Chutkow's greatest challenge may be getting the jury to believe witnesses who were more than a little sketchy.  He pointed out that key government witnesses Emma Bell and Derrick Miller were longtime Kilpatrick confidantes and said that, despite their own wrongdoing, "there's just too many witnesses saying the same thing."

He also urged jurors to rely on the text messages, which he said are like a crime scene frozen in time.

Chutkow ended by emphasizing that jurors were picked to reach a decision, a sign that prosecutors may be worried about a hung jury, which would be a defeat for the government.

"I wondered myself, frankly, when I heard that, and that's a legitimate concern," said Evelyn.

Evelyn also says he's glad to hear that his impassioned closing argument on Thursday may have moved a juror close to tears.

"You want to reach people.  You want to try to get to them, and this has been a case that's had a lot of emotion going the other way in our view.  So it's hard to know what a person's emotional reaction means.  That someone got emotional doesn't mean that they necessarily agree with you," he said.

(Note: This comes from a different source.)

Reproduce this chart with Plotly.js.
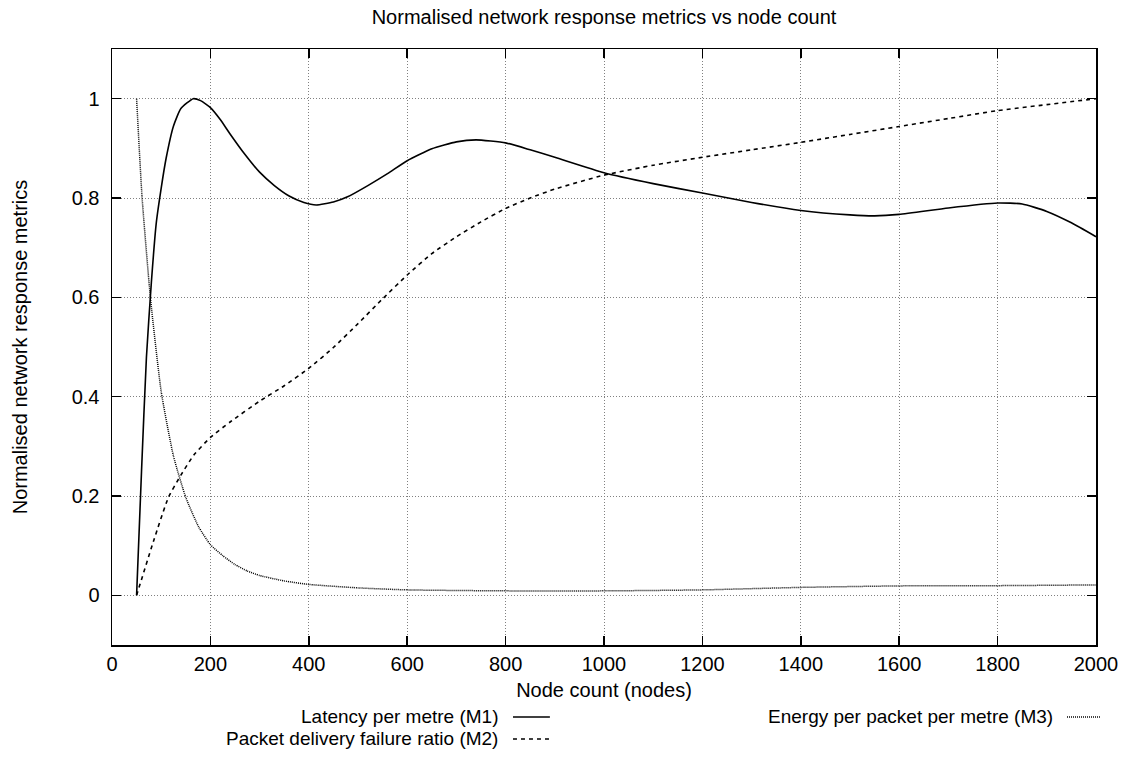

Still, Evelyn remains optimistic.

"It does suggest that they're listening to you and that they heard something that you said, so maybe something resonated.  If it did and if it was to our benefit, then that was a good thing," he said.

The jurors met Friday.  We believe they picked a foreperson, and on Tuesday after the holiday they will be deliberating from 9:00 a.m. To 4:30 p.m. trying to reach a verdict in this case.